Go figure.  It is the same, but life outside of Facebook is different.  The social world has really become more digital, and though I’m far more comfortable participating in it through bloggery, it sometimes feels like whatever I do in this space is not really participating in whatever the world has become. People in my own town who I have known for years and years, seem to communicate to one another almost exclusively through Facebook.  "Catching up" the old fashioned way, which has always been pleasurable for me, has become kind of spotty during the past few years. Perhaps it takes too much time, or it makes people feel uncomfortable.  Perhaps it all looks better in pictures than it sounds in words.

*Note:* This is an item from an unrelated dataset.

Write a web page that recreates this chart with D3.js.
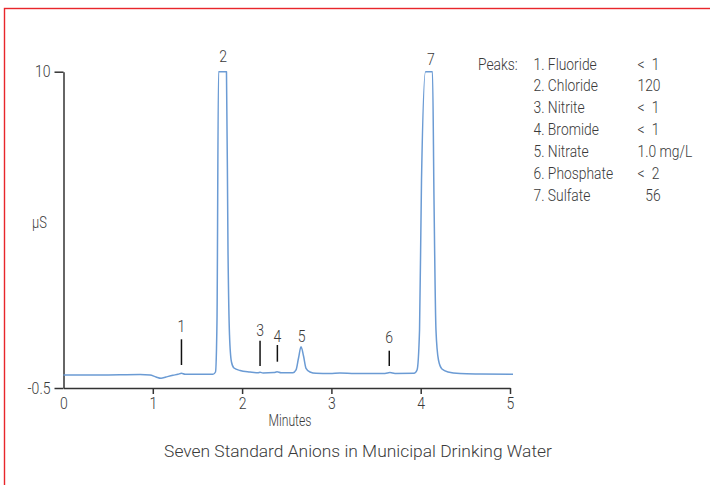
<!DOCTYPE html>
<html>
<head>
<meta charset="utf-8">
<script src="https://cdn.jsdelivr.net/npm/d3@7/dist/d3.min.js"></script>
<style>
  html, body { margin: 0; padding: 0; background: #fff; }
  svg { display: block; }
  text { font-family: Roboto, "Noto Sans", sans-serif; font-weight: 300; fill: #3a3a3a; }
</style>
</head>
<body>
<svg id="chart" width="710" height="485"></svg>
<script>
// ---- Data ----
const retentionTime = [0, 0.409, 0.857, 0.969, 1.036, 1.092, 1.148, 1.226, 1.282, 1.321,
  1.361, 1.529, 1.674, 1.702, 1.719, 1.736, 1.825, 1.842, 1.859, 1.881,
  1.909, 1.977, 2.089, 2.179, 2.201, 2.234, 2.357, 2.391, 2.436, 2.570,
  2.604, 2.632, 2.660, 2.688, 2.716, 2.760, 2.828, 2.984, 3.096, 3.264,
  3.600, 3.656, 3.712, 3.925, 3.959, 3.987, 4.009, 4.054, 4.132, 4.149,
  4.171, 4.199, 4.238, 4.306, 4.440, 4.664, 5.034];
const conductivity = [-0.068, -0.068, -0.052, -0.068, -0.135, -0.178, -0.135, -0.078, -0.045, -0.012,
  -0.045, -0.045, -0.045, 0.031, 1.76, 10, 10, 4.08, 1.26, 0.363,
  0.164, 0.081, 0.031, 0.005, 0.021, 0.001, 0.011, 0.038, 0.005, 0.008,
  0.098, 0.496, 0.871, 0.562, 0.154, 0.031, -0.012, -0.019, 0.001, -0.015,
  -0.015, 0.011, -0.015, -0.012, 0.098, 1.426, 6.406, 10, 10, 5.74,
  1.426, 0.43, 0.131, 0.031, -0.019, -0.035, -0.045];

// Peak annotations (time in min, label / marker heights in µS)
const peakLabels = ["1", "2", "3", "4", "5", "6", "7"];
const peakTimes = [1.321, 1.789, 2.201, 2.395, 2.668, 3.648, 4.115];
const peakLabelValues = [1.369, 10.32, 1.226, 1.037, 1.017, 0.984, 10.21];
const peakMarkerTop = [1.117, null, 1.070, 0.927, null, 0.738, null];
const peakMarkerBottom = [0.264, null, 0.230, 0.373, null, 0.230, null];

// Legend
const analytes = ["1. Fluoride", "2. Chloride", "3. Nitrite", "4. Bromide", "5. Nitrate", "6. Phosphate", "7. Sulfate"];
const amounts = ["<\u20021", "120", "<\u20021", "<\u20021", "1.0 mg/L", "<\u20022", "\u200756"];

// Axes
const xTickValues = [0, 1, 2, 3, 4, 5];
const xTickLabels = ["0", "1", "2", "3", "4", "5"];
const yTickValues = [-0.5, 10];
const yTickLabels = ["-0.5", "10"];

const title = "Seven Standard Anions in Municipal Drinking Water";
const xTitle = "Minutes";
const yTitle = "µS";

// ---- Drawing ----
const svg = d3.select("#chart");
const COND = 0.84;   // horizontal condensing of the light condensed face
const textColor = "#3a3a3a";

// red frame
svg.append("rect")
  .attr("x", 4.5).attr("y", 8.5).attr("width", 800).attr("height", 600)
  .attr("fill", "none").attr("stroke", "#e8262b").attr("stroke-width", 1.4);

const x = d3.scaleLinear().domain([0, 5]).range([63.5, 510]);
const y = d3.scaleLinear().domain([-0.5, 10]).range([388, 71.7]);

function ctext(g, px, py, str, anchor, size, scale) {
  return g.append("text")
    .attr("transform", `translate(${px},${py}) scale(${scale},1)`)
    .attr("text-anchor", anchor)
    .style("font-size", size + "px")
    .style("white-space", "pre")
    .text(str);
}

// axes
const yAxis = d3.axisLeft(y).tickValues(yTickValues)
  .tickFormat((d, i) => yTickLabels[i]).tickSize(9).tickSizeOuter(0).tickPadding(4);
const gy = svg.append("g").attr("transform", `translate(${x(0)},0)`).call(yAxis);

const xAxis = d3.axisBottom(x).tickValues(xTickValues)
  .tickFormat((d, i) => xTickLabels[i]).tickSize(6).tickSizeOuter(0).tickPadding(3);
const gx = svg.append("g").attr("transform", `translate(0,${y(-0.5)})`).call(xAxis);

[gx, gy].forEach(g => {
  g.select(".domain").attr("stroke", "#333").attr("stroke-width", 1.5);
  g.selectAll(".tick line").attr("stroke", "#333").attr("stroke-width", 1.5);
  g.selectAll(".tick text").attr("fill", textColor)
    .style("font-size", "16.5px").style("font-family", "Roboto, sans-serif").style("font-weight", 300);
});
gx.selectAll(".tick").filter(d => d === 0).select("line").remove();
gy.selectAll(".tick text").each(function () {
  const t = d3.select(this);
  const tx = +t.attr("x");
  t.attr("x", 0).attr("transform", `translate(${tx},0) scale(0.85,1)`);
});
gx.selectAll(".tick text").attr("transform", "scale(0.85,1)");

// chromatogram line
const pts = retentionTime.map((t, i) => [t, conductivity[i]]);
svg.append("path")
  .datum(pts)
  .attr("fill", "none")
  .attr("stroke", "#6b9bd4")
  .attr("stroke-width", 1.5)
  .attr("stroke-linejoin", "round")
  .attr("d", d3.line().x(d => x(d[0])).y(d => y(d[1])).curve(d3.curveMonotoneX));

// peak markers & labels
const ann = svg.append("g");
peakLabels.forEach((lab, i) => {
  if (peakMarkerTop[i] !== null) {
    ann.append("line")
      .attr("x1", x(peakTimes[i])).attr("x2", x(peakTimes[i]))
      .attr("y1", y(peakMarkerTop[i])).attr("y2", y(peakMarkerBottom[i]))
      .attr("stroke", "#111").attr("stroke-width", 1.5);
  }
  ctext(ann, x(peakTimes[i]), y(peakLabelValues[i]), lab, "middle", 16.5, 0.85);
});

// axis titles
ctext(svg, 290, 426, xTitle, "middle", 16, 0.76);
ctext(svg, 32, 228, yTitle, "start", 17, 0.76);

// legend
const leg = svg.append("g");
ctext(leg, 478, 69.5, "Peaks:", "start", 16.5, COND);
analytes.forEach((a, i) => {
  const by = 69.5 + i * 21.9;
  ctext(leg, 533.5, by, a, "start", 16.5, COND);
  ctext(leg, 637.5, by, amounts[i], "start", 16.5, COND);
});

// chart title
svg.append("text")
  .attr("x", 358).attr("y", 457)
  .attr("text-anchor", "middle")
  .style("font-size", "17.4px")
  .attr("fill", "#333")
  .text(title);
</script>
</body>
</html>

I have learned over the years that in addition to being extremely dependable, I also really need social interaction. I like doing it with music, and the act of sharing music I have written feels really good, but then shortly afterwards, if I don't hear anything from the persons known and unknown who might or might not be playing it, I feel like I have created an open circuit with energy pouring out and going nowhere.  When nothing comes back to me in the form of interaction, I feel empty and depleted.  

This is nothing new.  I have always been this way.  I never learn, and I never will.

You would think that Facebook would be the perfect cure for such a state of being. If it were, I would be writing this missive on Facebook (and nobody would read it because it is too long and is not decorated with pictures of happy people having fun). Now that I am exploring Facebook again, I understand something about why the blogosphere has become so much less interactive in recent years.  When you are in Facebook, that becomes the portal to the world (and to all worlds).  It becomes the party where you spend your on-line interactive time (which is, for many people, their only non-work interactive time).  If you want so share something, you keep it in the party. Why go anywhere else when you can spend your time peering into the lives of everyone you knew in all your previous lives without them even knowing you're looking? 

What the people at the party choose to ignore is that everything is done with the idea of people generating money by advertising and by selling ads to advertisers, and that the social lubrication is there to make the feeling of being "sold to" less overt and less offensive.